Police opened a criminal arson investigation into the Oregon fire which destroyed much of Phoenix and Talent.
But at least four Oregon police departments warned of "fake" online messages appearing to be from law enforcement that blamed left-wing anti-fascists and right-wing Proud Boy activists for starting the fires.
Blazes in central Oregon also destroyed multiple communities in the Cascade mountains and torched areas of coastal rainforest normally spared from wildfires. In eastern Washington state, a fire destroyed most of the tiny farming town of Malden.
"This will not be a onetime event," Oregon Governor Kate Brown told a Thursday news conference. "We are feeling the acute impacts of climate change"

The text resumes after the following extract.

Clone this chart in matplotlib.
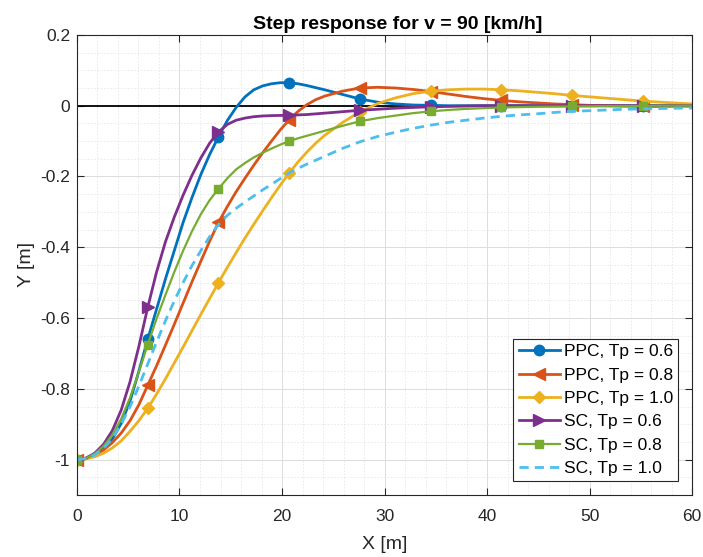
import matplotlib
matplotlib.use("Agg")
import matplotlib.pyplot as plt
import numpy as np
from matplotlib.ticker import MultipleLocator, FuncFormatter

plt.rcParams['font.family'] = ['Liberation Sans', 'DejaVu Sans']

# sample grid along the road [m]: fine where the curves bend, coarse in the tail
x_m = np.concatenate([np.arange(29) * 0.8625, 25.875 + np.arange(20) * 1.725, [60.0]])
marker_x = np.arange(9) * 6.9
marker_idx = [int(np.argmin(np.abs(x_m - m))) for m in marker_x]

ppc_06 = [-1.0, -0.996, -0.985, -0.97, -0.942, -0.898, -0.835, -0.75, -0.66, -0.575,
          -0.49, -0.41, -0.33, -0.26, -0.195, -0.138, -0.088, -0.042, -0.005, 0.025,
          0.045, 0.056, 0.062, 0.065, 0.065, 0.062, 0.057, 0.051, 0.045,
          0.032, 0.019, 0.010, 0.005, 0.002, 0.001, 0.0, 0.0, 0.0, 0.0,
          0.0, 0.0, 0.0, 0.0, 0.0, 0.0, 0.0, 0.0, 0.0, 0.0, 0.0]
ppc_08 = [-1.0, -0.997, -0.988, -0.973, -0.952, -0.925, -0.89, -0.845, -0.79, -0.735,
          -0.677, -0.618, -0.558, -0.498, -0.44, -0.383, -0.33, -0.285, -0.243, -0.205,
          -0.168, -0.133, -0.1, -0.068, -0.04, -0.016, 0.003, 0.017, 0.027,
          0.041, 0.05, 0.052, 0.05, 0.046, 0.04, 0.033, 0.026, 0.02, 0.015,
          0.011, 0.008, 0.005, 0.003, 0.001, 0.0, -0.001, -0.002, -0.002, -0.001, -0.001]
ppc_10 = [-1.0, -0.998, -0.992, -0.982, -0.967, -0.947, -0.92, -0.89, -0.855, -0.815,
          -0.772, -0.727, -0.682, -0.636, -0.59, -0.545, -0.50, -0.457, -0.415, -0.374,
          -0.335, -0.297, -0.26, -0.224, -0.19, -0.159, -0.131, -0.106, -0.084,
          -0.048, -0.017, 0.006, 0.022, 0.034, 0.041, 0.045, 0.047, 0.047, 0.045,
          0.042, 0.038, 0.034, 0.029, 0.025, 0.021, 0.017, 0.013, 0.010, 0.007, 0.005]
sc_06 = [-1.0, -0.996, -0.982, -0.957, -0.918, -0.86, -0.78, -0.68, -0.57, -0.47,
         -0.385, -0.315, -0.253, -0.197, -0.148, -0.106, -0.074, -0.053, -0.041, -0.035,
         -0.031, -0.029, -0.028, -0.0275, -0.027, -0.026, -0.025, -0.023, -0.021,
         -0.017, -0.013, -0.010, -0.007, -0.005, -0.003, -0.002, -0.001, 0.0, 0.0,
         0.0, 0.0, 0.0, 0.0, 0.0, 0.0, 0.0, 0.0, 0.0, 0.0, 0.0]
sc_08 = [-1.0, -0.996, -0.984, -0.962, -0.93, -0.885, -0.825, -0.752, -0.675, -0.602,
         -0.535, -0.47, -0.41, -0.355, -0.307, -0.267, -0.235, -0.205, -0.18, -0.162,
         -0.146, -0.133, -0.121, -0.11, -0.10, -0.092, -0.085, -0.078, -0.071,
         -0.057, -0.044, -0.035, -0.028, -0.021, -0.016, -0.012, -0.009, -0.007, -0.005,
         -0.004, -0.003, -0.0025, -0.002, -0.0015, -0.001, -0.001, -0.0005, 0.0, 0.0, 0.0]
sc_10 = [-1.0, -0.997, -0.987, -0.968, -0.94, -0.90, -0.85, -0.792, -0.73, -0.668,
         -0.608, -0.552, -0.50, -0.452, -0.41, -0.37, -0.336, -0.31, -0.29, -0.272,
         -0.255, -0.238, -0.222, -0.206, -0.19, -0.177, -0.165, -0.154, -0.143,
         -0.121, -0.102, -0.087, -0.075, -0.064, -0.055, -0.047, -0.041, -0.035, -0.03,
         -0.026, -0.023, -0.019, -0.016, -0.014, -0.012, -0.010, -0.009, -0.008, -0.007, -0.0065]

labels = ['PPC, Tp = 0.6', 'PPC, Tp = 0.8', 'PPC, Tp = 1.0',
          'SC, Tp = 0.6', 'SC, Tp = 0.8', 'SC, Tp = 1.0']

fig = plt.figure(figsize=(7.03, 5.57), dpi=100)
ax = fig.add_axes([0.1095, 0.1113, 0.875, 0.826])

mk = marker_idx
ax.plot(x_m, ppc_06, color='#0072BD', lw=2, marker='o', ms=7.5, markevery=mk, label=labels[0])
ax.plot(x_m, ppc_08, color='#D95319', lw=2, marker='<', ms=9, markevery=mk, label=labels[1])
ax.plot(x_m, ppc_10, color='#EDB120', lw=2, marker='D', ms=6.5, markevery=mk, label=labels[2])
ax.plot(x_m, sc_06, color='#7E2F8E', lw=2, marker='>', ms=9, markevery=mk, label=labels[3])
ax.plot(x_m, sc_08, color='#77AC30', lw=1.6, marker='s', ms=6, markevery=mk, label=labels[4])
ax.plot(x_m, sc_10, color='#4DBEEE', lw=2, ls=(0, (3.3, 2.2)), label=labels[5])
ax.plot([0, 60], [0, 0], color='black', lw=1.3, zorder=1.5)

ax.set_xlim(0, 60)
ax.set_ylim(-1.1, 0.2)
ax.xaxis.set_major_locator(MultipleLocator(10))
ax.yaxis.set_major_locator(MultipleLocator(0.2))
ax.xaxis.set_minor_locator(MultipleLocator(2))
ax.yaxis.set_minor_locator(MultipleLocator(0.05))
ax.yaxis.set_major_formatter(FuncFormatter(lambda v, p: ('%g' % round(v, 2)).replace('\u2212', '-')))
ax.tick_params(which='major', direction='in', length=5, labelsize=12.5, colors='#262626',
               top=True, right=True, pad=5)
ax.tick_params(axis='x', which='major', pad=10)
ax.tick_params(which='minor', length=0)
ax.grid(which='major', color='#dcdcdc', lw=0.7)
ax.grid(which='minor', color='#e6e6e6', lw=0.6, ls=(0, (2, 2)))
ax.set_axisbelow(True)
for s in ax.spines.values():
    s.set_color('#262626')
    s.set_linewidth(0.8)

ax.set_xlabel('X [m]', fontsize=14, color='#262626', labelpad=9)
ax.set_ylabel('Y [m]', fontsize=14, color='#262626', labelpad=4)
ax.set_title('Step response for v = 90 [km/h]', fontsize=14, fontweight='bold', pad=4, x=0.522)

leg = ax.legend(loc='lower right', fontsize=12.5, framealpha=1, fancybox=False,
                edgecolor='#262626', labelspacing=0.47, handlelength=2.4,
                handletextpad=0.2, borderpad=0.3, borderaxespad=0.8)
leg.get_frame().set_linewidth(0.8)

fig.savefig('out.png', dpi=100)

Over 100 years of fire suppression by state and federal authorities has created a huge buildup of dead trees and undergrowth to fuel fires that have naturally burned in the West's forests for eons.
In recent decades Americans have built houses in those forests as second homes or due to rising prices in metropolitan areas like San Francisco, Portland and Seattle.
Scientists say climate change has contributed to greater extremes in wet and dry seasons, causing vegetation to flourish then dry out, leaving more abundant, volatile fuel for fires.
Wildfires have burned over 1.25 million hectares in California so far this year, marking a record for any year, with six of the top 20 largest wildfires in state history occurring in the last nine months.